2A3パラレルシングルの無帰還モノーラルアンプ構成。これは、既に発売されているWR50パラレルシングルのSV-TE/50TSXと基本は同じ構成だ。タムラ製作所特注のトランス類は角張った稜線の新タイプを搭載している。公称出力はWR50の方が7W、2A3は6.5Wとほぼ同等だ。出力端子は8Ω、16Ω用が設置されている。

 初段は6SN7のパラレル接続であり、段間トランスを駆動する2段目は出力管の6V6GTを3極管接続。これらの増幅段はロフチンホワイト流に直結接続されている。低い回路インピーダンスで過渡特性を維持する意図が感じられる。新たに採用した段間トランスのB5002TSAは10kΩ対40kΩ(2次巻線直列)であり、2次側は同じ10kΩ巻線が2系統ある。本機では2次側パラレル接続なので巻線比は1:1でより低インピーダンスで使用していることになる。トランスドライブは巻線の直流抵抗が低い値なので出力管のグリッド電流対策としても有効な方式だ。こうして全段コンデンサー結合を排しているところに古典的な直熱3極管を使いこなそうという意欲が感じられる。

 2本並列の2A3は交流点火の自己バイアスであり、それぞれハムバランサーを装備。1、2段目のヒーターバイアスを片側の2A3カソード電位から与えているのが特徴。試聴機の真空管は増幅段にロシア製を用いていた。直熱整流管は5U4G。平滑用チョークコイル両側の平滑用コンデンサーは47µF/500Vを2個内蔵した特注の無誘導巻きメタライズドフィルム型を採用。また出力管カソード抵抗はホーロー型だ。いずれもサン・オーディオの製品によく見られるパーツだ。

 1本では3W程度の小出力管だが、パラレル接続の威力はたしかに音になって現れている。すなわちB&Wの800D3のような現代型の大型モニタースピーカーから安定した帯域バランスを得ているのだし、ダイナミックレンジの不足も感じず、安心して音量を上げられた。

 帯域バランスはゆるりとした高域減衰型のようで、カリカリした音にはならず、ダイナミックレンジの狭い古い録音から近年の録音まで、充分な情報量と表現意欲を聴かせる。これは現代型の広帯域低能率スピーカーを使う場合に欠かせない要件であり、音楽を盛り込む器の大きさは全方位的なゆとりにつながるといっていい。
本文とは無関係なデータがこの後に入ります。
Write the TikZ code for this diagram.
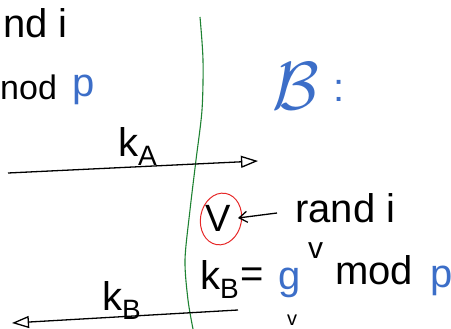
\documentclass[tikz,border=0pt]{standalone}
\usepackage{graphicx}
\usepackage{fontspec}
\setmainfont{Liberation Sans}
\usetikzlibrary{arrows.meta,shapes.geometric}
\definecolor{handblue}{RGB}{60,110,200}
\definecolor{handgreen}{RGB}{30,130,50}
\definecolor{handred}{RGB}{230,40,40}
\newcommand{\bigtxt}{\fontsize{40}{40}\selectfont}
\newcommand{\subtxt}[1]{\raisebox{-0.22em}{\fontsize{28}{28}\selectfont #1}}
\begin{document}
\begin{tikzpicture}[x=1pt,y=-1pt,
  txt/.style={font=\bigtxt, inner sep=0pt, anchor=base west},
  bluetxt/.style={txt, text=handblue},
  handline/.style={line width=1.3pt, black},
  openhead/.style={-{Triangle[open,length=17pt,width=12pt,line width=1.3pt]}},
  barbhead/.style={-{Straight Barb[length=8pt,width=11pt,line width=1.3pt]}}]
\useasboundingbox (0,0) rectangle (451,329);
% left column (cut by the page edge in the original)
\node[txt] (arand) at (3,38) {nd i};
\node[txt, font=\fontsize{34}{34}\selectfont] (amod) at (0,100) {nod};
\node[bluetxt] (ap) at (72,97) {p};
\node[txt] (ka) at (118,157) {k\subtxt{A}};
% divider
\draw[handgreen, line width=1.1pt] plot[smooth] coordinates
  {(200,17) (203,60) (202,110) (196,160) (190,210) (185,260) (188,300) (193,329)};
% B side
\node[bluetxt, font=\normalsize] (bb) at (272,110) {\scalebox{6.8}{$\mathcal{B}$}};
\node[bluetxt] (bcolon) at (333,102) {:};
% message k_A
\coordinate (a1) at (8,173);
\coordinate (a2) at (258,161);
\draw[handline, openhead] (a1) -- (a2);
% v chosen at random
\node[txt, anchor=center, font=\fontsize{38}{38}\selectfont] (v) at (218,218) {V};
\node[ellipse, draw=handred, line width=1pt, minimum width=41pt, minimum height=52pt, rotate=-10] (vc) at (221,219) {};
\node[txt] (brand) at (295,223) {rand i};
\coordinate (r1) at (277,213);
\coordinate (r2) at (238,218);
\draw[handline, barbhead] (r1) -- (r2);
% k_B = g^v mod p
\node[txt] (kb) at (200,290) {k\subtxt{B}};
\node[txt] (eq) at (240,288) {=};
\node[bluetxt] (g) at (278,290) {g};
\node[txt, font=\fontsize{30}{30}\selectfont] (gv) at (308,259) {v};
\node[txt] (bmod) at (335,285) {mod};
\node[bluetxt] (bp) at (430,288) {p};
% message k_B
\node[txt] (kbl) at (102,311) {k\subtxt{B}};
\coordinate (b1) at (238,310);
\coordinate (b2) at (12,323);
\draw[handline, openhead] (b1) -- (b2);
% small letter at the bottom
\node[txt, font=\fontsize{20}{20}\selectfont] (bv) at (287,326) {v};
\end{tikzpicture}
\end{document}
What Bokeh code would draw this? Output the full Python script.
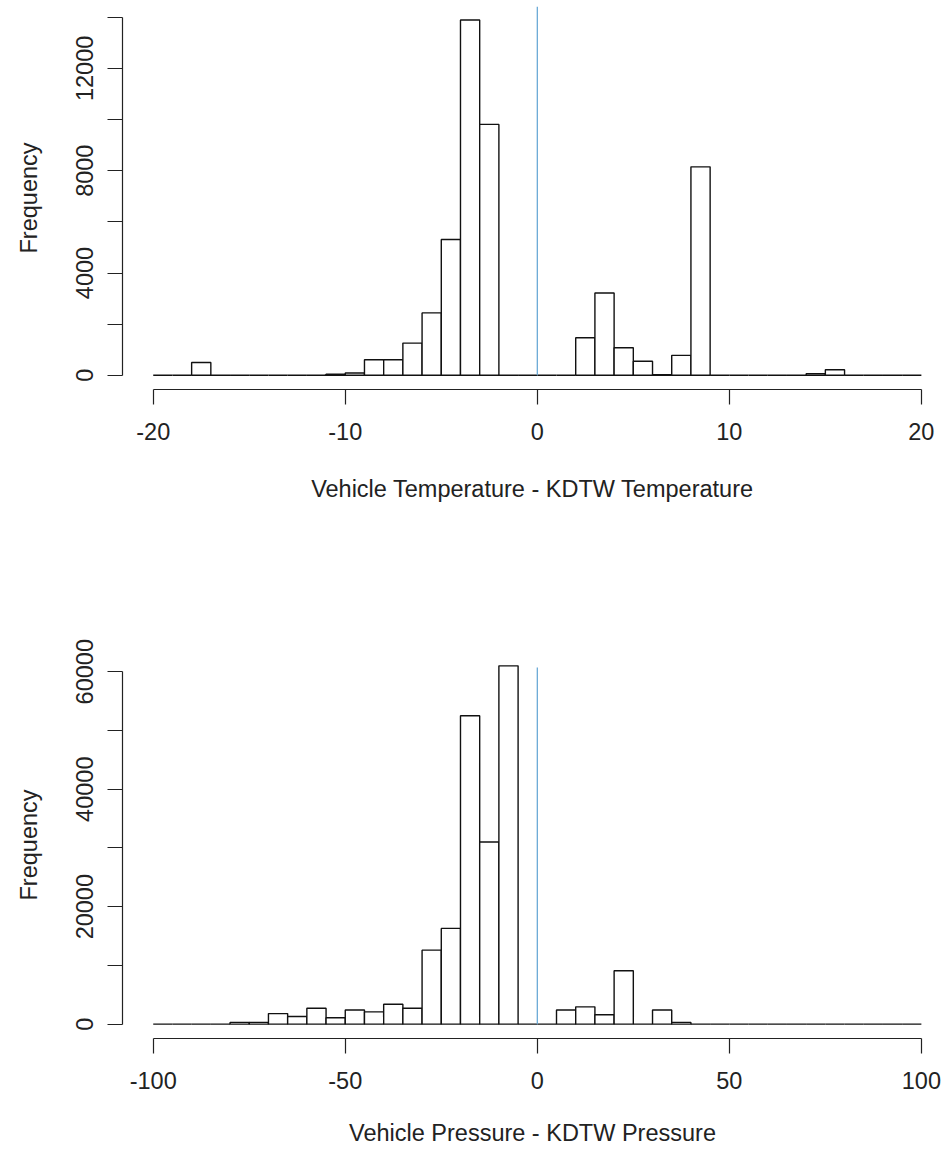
from bokeh.plotting import figure
from bokeh.layouts import column
from bokeh.models import FixedTicker, ColumnDataSource
from bokeh.embed import file_html
from bokeh.resources import INLINE

# ---- data: temperature difference histogram (bin width 1, -20..20) ----
temp_edges = list(range(-20, 21))
temp_counts = [0, 0, 500, 0, 0, 0, 0, 0, 0, 40,
               90, 610, 610, 1260, 2440, 5310, 13890, 9810, 0, 0,
               0, 0, 1470, 3220, 1080, 550, 20, 780, 8150, 0,
               0, 0, 0, 0, 65, 220, 0, 0, 0, 0]
temp_yticks = [0, 2000, 4000, 6000, 8000, 10000, 12000, 14000]
temp_ylabels = ["0", "", "4000", "", "8000", "", "12000", ""]
temp_xticks = [-20, -10, 0, 10, 20]
temp_xlabels = ["-20", "-10", "0", "10", "20"]

# ---- data: pressure difference histogram (bin width 5, -100..100) ----
pres_edges = list(range(-100, 101, 5))
pres_counts = [0, 0, 0, 0, 300, 300, 1800, 1300, 2700, 1100,
               2400, 2100, 3400, 2700, 12600, 16300, 52500, 31000, 61000, 0,
               0, 2400, 2950, 1600, 9100, 0, 2400, 300, 0, 0,
               0, 0, 0, 0, 0, 0, 0, 0, 0, 0]
pres_yticks = [0, 10000, 20000, 30000, 40000, 50000, 60000]
pres_ylabels = ["0", "", "20000", "", "40000", "", "60000"]
pres_xticks = [-100, -50, 0, 50, 100]
pres_xlabels = ["-100", "-50", "0", "50", "100"]

FONT = "Liberation Sans"
TXT = "#222222"
VLINE = "#5fa3d3"


def panel(edges, counts, yticks, ylabels, xticks, xlabels, xlabel, x_range, y_range,
          ref_top, height, border_top, border_bottom, xtitle_standoff):
    p = figure(width=942, height=height, x_range=x_range, y_range=y_range,
               output_backend="svg", toolbar_location=None,
               min_border_left=122, min_border_right=0,
               min_border_top=border_top, min_border_bottom=border_bottom)
    p.outline_line_color = None
    p.xgrid.visible = False
    p.ygrid.visible = False
    p.background_fill_color = "white"
    p.border_fill_color = "white"

    src = ColumnDataSource(dict(left=edges[:-1], right=edges[1:],
                                top=counts, bottom=[0] * len(counts)))
    p.quad(left="left", right="right", top="top", bottom="bottom", source=src,
           fill_color="white", line_color="#111111", line_width=1.4)
    p.segment(x0=[0], x1=[0], y0=[0], y1=[ref_top], line_color=VLINE, line_width=1.2)

    for ax in (p.xaxis[0], p.yaxis[0]):
        ax.axis_line_color = TXT
        ax.axis_line_width = 1.2
        ax.major_tick_line_color = TXT
        ax.major_tick_line_width = 1.2
        ax.minor_tick_line_color = None
        ax.major_tick_out = 15
        ax.major_tick_in = 0
        ax.major_label_text_font = FONT
        ax.major_label_text_font_size = "23.5px"
        ax.major_label_text_color = TXT
        ax.axis_label_text_font = FONT
        ax.axis_label_text_font_size = "23.5px"
        ax.axis_label_text_font_style = "normal"
        ax.axis_label_text_color = TXT

    xa = p.xaxis[0]
    xa.ticker = FixedTicker(ticks=xticks)
    xa.major_label_overrides = {t: lab for t, lab in zip(xticks, xlabels)}
    xa.bounds = (xticks[0], xticks[-1])
    xa.axis_label = xlabel
    xa.major_label_standoff = 18
    xa.axis_label_standoff = xtitle_standoff

    ya = p.yaxis[0]
    ya.ticker = FixedTicker(ticks=yticks)
    ya.major_label_overrides = {t: lab for t, lab in zip(yticks, ylabels)}
    ya.bounds = (yticks[0], yticks[-1])
    ya.axis_label = "Frequency"
    ya.major_label_orientation = "vertical"
    ya.major_label_standoff = 14
    ya.axis_label_standoff = 32
    return p


p1 = panel(temp_edges, temp_counts, temp_yticks, temp_ylabels, temp_xticks, temp_xlabels,
           "Vehicle Temperature - KDTW Temperature",
           (-21.6, 21.1), (-555, 14420), 14420,
           height=576, border_top=6, border_bottom=187, xtitle_standoff=33)

p2 = panel(pres_edges, pres_counts, pres_yticks, pres_ylabels, pres_xticks, pres_xlabels,
           "Vehicle Pressure - KDTW Pressure",
           (-108, 105.5), (-2440, 63440), 60700,
           height=576, border_top=75, border_bottom=114, xtitle_standoff=28)

layout = column(p1, p2, spacing=0)
open("out.html", "w").write(file_html(layout, INLINE))
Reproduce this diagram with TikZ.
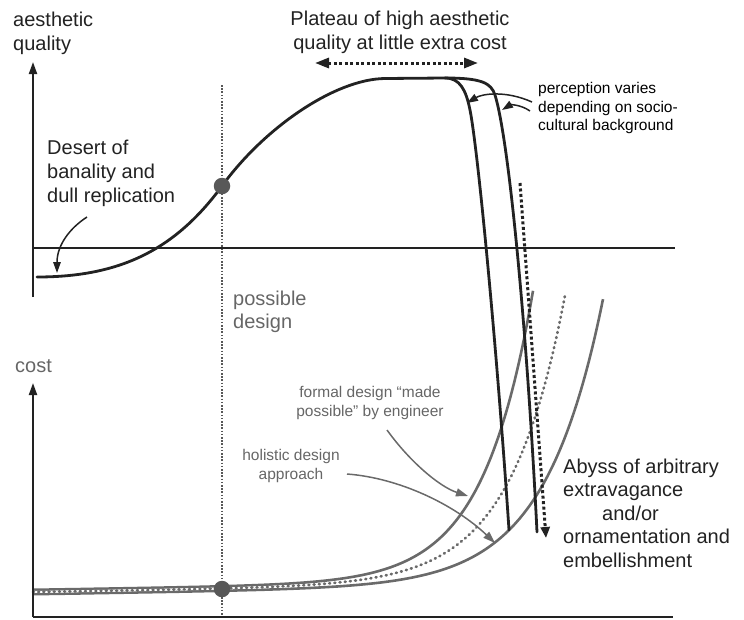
\documentclass[tikz,border=0pt]{standalone}
\usepackage{fontspec}
\setmainfont{Liberation Sans}
\usetikzlibrary{arrows.meta}
\definecolor{ink}{HTML}{222222}
\definecolor{curvegray}{HTML}{6A6A6A}
\definecolor{dotgray}{HTML}{585858}
\definecolor{labelgray}{HTML}{666666}
\begin{document}
\begin{tikzpicture}[x=1pt,y=-1pt,
  bigtext/.style={font=\fontsize{20}{24}\selectfont, text=ink, inner sep=0pt, align=left},
  smalltext/.style={font=\fontsize{15.5}{18.7}\selectfont, inner sep=0pt},
  axisline/.style={ink, line width=2pt},
  axisarrow/.style={axisline, -{Triangle[length=12pt,width=8pt]}},
  qualitycurve/.style={ink, line width=2.8pt, line cap=round},
  costcurve/.style={curvegray, line width=2.6pt},
  costdots/.style={curvegray, line width=2.7pt, line cap=round, dash pattern=on 0.9pt off 4.3pt},
  heavydots/.style={ink, line width=3pt, dash pattern=on 3pt off 2.5pt},
  pointer/.style={ink, line width=1.5pt, -{Triangle[length=11pt,width=7.5pt]}},
  graypointer/.style={curvegray, line width=1.5pt, -{Triangle[length=12pt,width=8pt]}},
  marker/.style={circle, fill=dotgray, minimum size=16.5pt, inner sep=0pt},
]
\useasboundingbox (0,0) rectangle (744,619);

% the design point: a dotted vertical through both panels
\coordinate (designtop) at (222,85);
\coordinate (designbottom) at (222,617);
\draw[dotgray, line width=1.3pt, dash pattern=on 1.6pt off 1.6pt] (designtop) -- (designbottom);

% cost curves (lower panel)
\draw[costcurve] plot[smooth, domain=33:533, samples=220]
  (\x, {589.8-0.01587*(\x-33)-291*exp((\x-533)/50)});
\draw[costcurve] plot[smooth, domain=33:603, samples=220]
  (\x, {594.2-0.01587*(\x-33)-286*exp((\x-603)/58)});
\draw[white, line width=2pt] plot[smooth, domain=33:420, samples=120]
  (\x, {592-0.01587*(\x-33)-288*exp((\x-565)/55)});
\draw[costdots] plot[smooth, domain=33:565, samples=220]
  (\x, {592-0.01587*(\x-33)-288*exp((\x-565)/55)});

% axes
\coordinate (qorigin) at (33,297);
\coordinate (qtop) at (33,62);
\coordinate (qleft) at (33,248);
\coordinate (qright) at (675,248);
\draw[axisarrow] (qorigin) -- (qtop);
\draw[axisline] (qleft) -- (qright);
\coordinate (corigin) at (33,617);
\coordinate (ctop) at (33,383);
\coordinate (cright) at (673,617);
\draw[axisarrow] (corigin) -- (ctop);
\draw[axisline] (corigin) -- (cright);

% aesthetic quality curve with its two perception branches
\coordinate (qstart) at (37,277);
\coordinate (qmid) at (222,186);
\coordinate (qflat) at (385,78.5);
\coordinate (split) at (445,78);
\coordinate (fallA) at (509,530);
\coordinate (fallB) at (537,532);
\draw[qualitycurve] (qstart) .. controls (120,277) and (175,250) .. (qmid)
  .. controls (264,128) and (335,79) .. (qflat) -- (split);
\draw[qualitycurve] (split) .. controls (460,78) and (466,90) .. (470,110)
  .. controls (478,150) and (497,350) .. (fallA);
\draw[qualitycurve] (split) .. controls (482,78) and (491,83) .. (495,95)
  .. controls (509,140) and (527,330) .. (fallB);

% heavy dotted arrows
\coordinate (abyssfrom) at (520,183);
\coordinate (abyssto) at (546,538);
\draw[heavydots, -{Triangle[length=11pt,width=9pt]}] (abyssfrom) -- (abyssto);
\coordinate (plateauL) at (315,63);
\coordinate (plateauR) at (478,63);
\draw[heavydots, {Triangle[length=14pt,width=10pt]}-{Triangle[length=14pt,width=10pt]}] (plateauL) -- (plateauR);

% markers
\node[marker] (qdot) at (qmid) {};
\node[marker] (cdot) at (222,589) {};

% labels
\node[bigtext, anchor=north west] (aq) at (13,11.7) {aesthetic\\quality};
\node[bigtext, align=center, anchor=north] (plateau) at (400,10.7) {Plateau of high aesthetic\\quality at little extra cost};
\node[bigtext, anchor=north west] (desert) at (47,139.7) {Desert of\\banality and\\dull replication};
\node[font=\fontsize{20}{23}\selectfont, text=labelgray, inner sep=0pt, align=left, anchor=north west] (possible) at (233,290.7) {possible\\design};
\node[font=\fontsize{20}{24}\selectfont, text=labelgray, inner sep=0pt, anchor=base west] (cost) at (15,372) {cost};
\node[smalltext, text=black, align=left, anchor=north west] (percep) at (538,82) {perception varies\\depending on socio-\\cultural background};
\node[smalltext, text=labelgray, align=center, anchor=north] (formal) at (370,386) {formal design “made\\possible” by engineer};
\node[smalltext, text=labelgray, align=center, anchor=north] (holistic) at (291,449) {holistic design\\approach};
\node[bigtext, font=\fontsize{20}{23.5}\selectfont, anchor=north west] (abyss) at (563,458.7) {Abyss of arbitrary\\extravagance\\\hspace*{39pt}and/or\\ornamentation and\\embellishment};

% pointers from labels
\coordinate (desertfrom) at (87,217);
\coordinate (desertto) at (57,273);
\draw[pointer] (desertfrom) .. controls (70,228) and (57,245) .. (desertto);
\coordinate (percepfromA) at (532,102);
\coordinate (perceptoA) at (467,103);
\draw[pointer] (percepfromA) .. controls (505,90) and (482,94) .. (perceptoA);
\coordinate (percepfromB) at (530,111);
\coordinate (perceptoB) at (502,110);
\draw[pointer] (percepfromB) .. controls (520,104) and (510,105) .. (perceptoB);
\coordinate (formalfrom) at (387,430);
\coordinate (formalto) at (468,496);
\draw[graypointer] (formalfrom) .. controls (410,462) and (440,487) .. (formalto);
\coordinate (holisticfrom) at (347,474);
\coordinate (holisticto) at (495,543);
\draw[graypointer] (holisticfrom) .. controls (400,478) and (455,505) .. (holisticto);
\end{tikzpicture}
\end{document}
 その上で試聴を進めると、やはり2A3らしいしなやかで繊細、豊かな和声感やホールトーンが産出される印象だ。豊潤とまではならずに、鮮度志向の録音は切れのいい音像で推進力を発揮するのが好ましい。また古典的な3点定位のジャズなど、ソリッドな音の彫像を提示しつつ、精妙な減衰音や間接音成分が軌跡を明瞭にして漂うわけで、無帰還らしい伸びやかさと、微小情報をよく析出させ繊細なタッチを生み出す潜在力には聴き惚れた。

Power Amplifier
サン・オーディオ
SV2A3TSX
¥584,000(ペア)

●出力:6.5W(8Ω、16Ω)
●入力端子:LINE1系統(RCAアンバランス、可変)
●入力感度/インピーダンス:300mV/100kΩ
●スピーカー出力端子: 8Ω、16Ω
●使用真空管:5U4G、6SN7GTB(TUNG-SOL/ロシア製)、6V6GT(Electro-Harmonix)、2A3(SOVTEK)×2
●寸法/重量:W360×H215×D270mm/15.5kg
●備考:キット仕様(¥464,000ペア)あり。シャーシカラーはワインレッドまたはダークグレーの2色から選択
●問合せ先:(株)サン・オーディオ TEL. 03(5296)0271

フロントパネルはシャンパンゴールド仕上げのアルミ製、右側に電源スイッチ、左側に入力ボリュウムを備える。真空管は、左から6SN7GTB(TUNG-SOL)、6V6GT(Electro-Harmonix)、2A3(SOVTEK、2本)、5U4G。

電源トランス、インターステージ(段間)トランス、出力トランス、そしてチョークコイルのすべてがタムラ製作所の特注品。なお、キット仕様ではトランスや端子などの主要パーツは実装済。

内部。配線はプリント基板を使用しないリード線タイプ。出力管のすぐ手前にハムバランサーを配置。金メッキ端子の真空管ソケットを採用し、2A3用ソケットのUX4Pは山本音響工芸製を使用。

搭載する3極出力管2A3はロシアSOVTEK製。

試聴スピーカーには、B&W 800D3に加え、フォステクスFE208NS(BK208NS)+T96Aのシステムも使用した。